I would love some input on a moral dilemma. Sorry it is long as dilemmas often are!
The horse I part-loan lives in a paddock with his buddy. They are on agistment for a weekly per horse fee. It is self care except that the paddock owner, who is not a horse person and does not own a horse, will throw them hay, provided by the horse owner, once a day, to supplement feeding by the horse owner.
For the past few weeks there have been two new horses in the next paddock, on the same agistment arrangement with the same paddock owner. They are owned by a woman who I haven’t seen yet. I don’t know much about her except that she thought the per horse fee was a per paddock fee (so she is paying twice what she expected), and that the paddock owner has seen her only a couple of times during these weeks. Apparently both times she brought a small bag of feed.

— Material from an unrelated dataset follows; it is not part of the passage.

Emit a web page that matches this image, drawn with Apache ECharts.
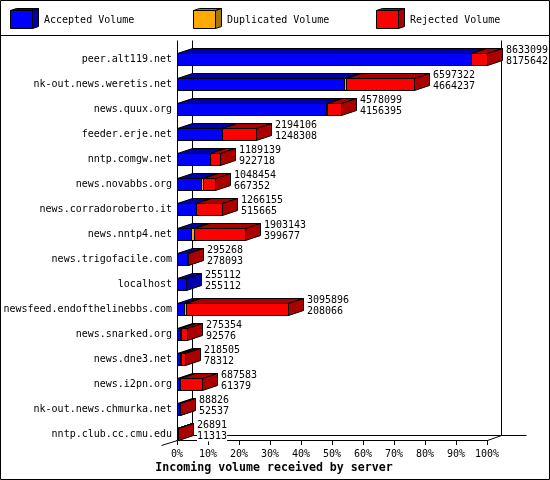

The grey has a large lump on her neck, terrible sunburn on her nose to the point of bleeding, untrimmed feet and now what looks like a possible eye infection. The bay has moderately bad rain scald, untrimmed feet and is very underweight - he has poverty marks, not just exposed ribs. He has not gained significantly in the last month. They both look like they have some from rescue situations and are mild mannered. I would assume they haven’t been wormed since she bought them.
The owner has no feed or tack in her half of the tack shed. The horses have plenty of water, and the paddock is well covered with grass but it’s midsummer here so the grass is short and browning off. The paddock owner has recently mowed it - he is really not horsey and I expect he has done this to keep down the weeds and make it look tidier.
As a soft-hearted interfering busybody type, having never run into the horse owner and after hearing from the paddock owner that he wasn’t seeing much of her, I have put some hay in the shed for the paddock owner to give them and have put some ointment on the worst of the rain scald as well as giving them the occasional carrot. I do know it is bad behaviour on my part to feed and treat someone else’s horses, but they are obviously in need.
I don’t have any contact details for the horse owner. The paddock owner, while a nice enough fellow, is very mild mannered and will not confront her, and doesn’t consider the welfare of the horses to be really his business. If I contact the RSPCA I don’t know whether they will take action given that the horses have grazing and water, and it will upset the paddock owner and consequently the owner of my loan horse. I will do it anyway if necessary.
I can’t justify the expense of indefinite feed, vet care, farrier, worming, myself obviously.